Of course it's possible in the abstract Newtonian world. Not in the real life, sure.

It's not even possible there. It is not a point in the phase of space of possible states.

 

[Tomaz Kristan]

masdur,

You can have two mass points of 1 kg each, without spliting one 2 kg mass point into two. What would require an infinite amount of energy.

In the same way, one can just set my construction #1 as the initial situation.

 

[Eli Botkin]

Tomaz:
As you know, this is a long thread and I entered very late. Very possibly you’ve already replied to my following questions, in which case I ask your indulgence.

You say “But the second law demands it.
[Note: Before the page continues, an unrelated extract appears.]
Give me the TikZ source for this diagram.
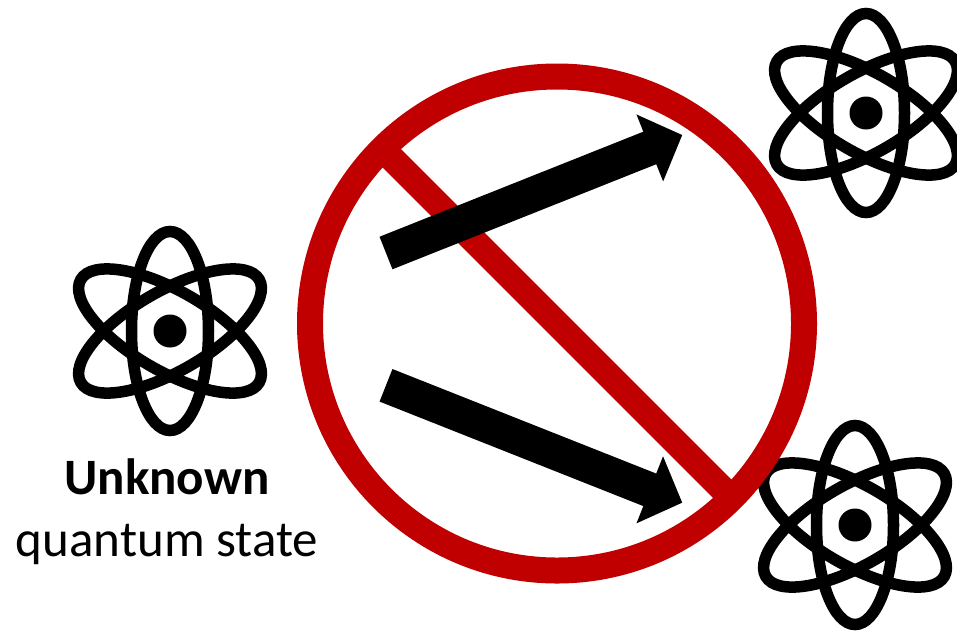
\documentclass[tikz,border=0pt]{standalone}
\usepackage{fontspec}
\setmainfont{Carlito}
\usepackage{xcolor}
\definecolor{forbid}{RGB}{192, 0, 0}
\usepackage{tikz}
\usetikzlibrary{arrows.meta,positioning}

\begin{document}
\begin{tikzpicture}[
  x=1pt, y=-1pt,
  orbit/.style={draw=black, line width=11.5pt},
  nucleus/.style={circle, fill=black, minimum size=33pt, inner sep=0pt, outer sep=0pt},
  ban/.style={draw=forbid, line width=26pt},
  flow/.style={-{Triangle[length=35pt, width=70pt]}, line width=35pt, color=black, shorten >=0pt},
  title/.style={font=\fontsize{51}{51}\selectfont\bfseries, anchor=base},
  caption/.style={font=\fontsize{51}{51}\selectfont, anchor=base},
  atom/.pic={
    \draw[orbit] (0,0) ellipse (38.5 and 99.5);
    \draw[orbit, rotate=60] (0,0) ellipse (40 and 103);
    \draw[orbit, rotate=-60] (0,0) ellipse (40 and 103);
    \node[nucleus] (-core) at (0,0) {};
  }
]
\useasboundingbox (0,0) rectangle (957,630);

% source and the two copies
\pic (src) at (170,331) {atom};
\pic (copya) at (866,113) {atom};
\pic (copyb) at (855,525) {atom};

\node[title] (unknown) at (167,494) {Unknown};
\node[caption] (state) at (167,556) {quantum state};

% prohibition sign
\node[circle, ban, minimum size=494pt, inner sep=0pt, outer sep=0pt] (sign) at (557,323.5) {};
\draw[ban] (sign.north west) -- (sign.south east);

% cloning arrows
\coordinate (taila) at (386,253);
\coordinate (tipa) at (682.3,135);
\coordinate (tailb) at (386,385.3);
\coordinate (tipb) at (682.3,502.7);
\draw[flow] (taila) -- (tipa);
\draw[flow] (tailb) -- (tipb);
\end{tikzpicture}
\end{document}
That’s why we have a paradox here.”

But the second law states only that F = ma, so it seems to me that you are basing your argument on an assumption that for this infinite sequence of masses ALL accelerations are to the left, and consequently ALL forces must be to the left as well.

Suppose we were to truncate the sequence to the first googolplex of masses, would you still hold the same view? Maybe not. And if not, isn't it possible (and maybe likely) that an ‘infinite’ sequence of masses brings about a result that is beyond our ken if it isn't correct to extrapolate its behavior from an ever increasing ‘finite’ set?

So maybe the “paradox”, based on such an assumption, is of your own making and not nature’s.

 

[Tomaz Kristan]

Suppose we were to truncate the sequence to the first googolplex of masses, would you still hold the same view?

Not at all. With any finite number of masses, everything is just fine. No paradox there.

it isn't correct to extrapolate its behavior from an ever increasing ‘finite’ set?

No, it is not always correct just to extrapolate that way. For example, every finite set of naturals have a maximum element. But there is not so for an infinite set of them. Never.

For the reals, maximum may be there for the infinite set of real numbers. Sometimes. Sometimes not.

So maybe the “paradox”, based on such an assumption, is of your own making and not nature’s.

Nature does not have this problem. Newton's abstract world, our theory has it. That's my point.